The Personal Touch.
If you are like most of us, there are a ton of emails coming in everyday. Piles of mail & voice mail messages to return. It’s impossible to keep up with it all and sometimes overwhelming.
Well, your prospects and clients are feeling the same thing. And unfortunately, you are probably not the highest on their list of priorities.
So how do you cut through the clutter and get heard?
I’ll be unpacking this more throughout the week, but one of the easiest methods is to personally contact someone.
In fact, with email and all of the other media being thrown at people nowadays, a handwritten note is an incredible tool.
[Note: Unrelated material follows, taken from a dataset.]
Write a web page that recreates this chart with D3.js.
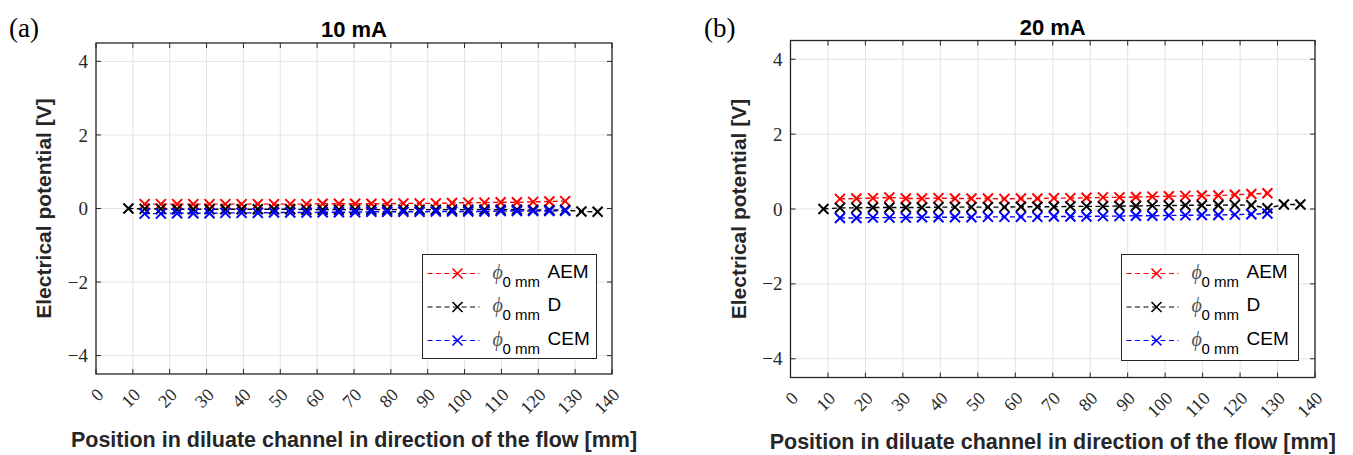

When was the last time you received a handwritten letter? It’s probably been awhile but I’ll bet you opened it and read it!
And I’m not talking about a sales letter in hand-written font. Or a “Send Out Card” that was computer generated and sent from halfway across the country. Or a cleverly mail-merged “personal” sales letter. Sure, they have their place, but…
The power this technique holds is amazing.
Think about it, if you have a client that you haven’t heard from in awhile, write him or her a note to say you’re thinking about them.
How about an agent that hasn’t booked you in a year? Write them a note to say hi.
I admit, I’ve been re-miss at keeping up my schedule with these but I still send out at least 10 hand-written notes a week. And these are in addition to my hand-written thank you’s after shows.
Try sending out 5 notes a day to past clients or potential clients.
Five a day works out to around 20 minutes of my time. I can certainly afford to spend that as an investment into my customer base. They’re certainly worth it. I mean how many chuncks of 20 mins do we WASTE reading about other people’s lives on Facebook a day?!?!?
So try it. Try it for two weeks or so and see what it brings.
You may also find the additional benefit it brings of reminding us why we do this stuff in the first place – PEOPLE.
It’s easy as marketers to get caught-up in marketing to groups. “I have to get out a school show mailing.” Or, “I need to book some trade shows.”
No, we really need to contact a person. An individual.
The biggest successes I have had in my career from
cruise ship contract to theme parks, high end corporate events
and right down to my touring dates in big theaters and the world tour
I did with Disney for 6 years…
ALL BASED ON RELATIONSHIPS.
This may seem elementary. But thinking in one-on-one tone in our marketing, the talking to only one person at a time, is the marketing that works. Our prospects need to believe that we are talking directly to them. And this technique will help.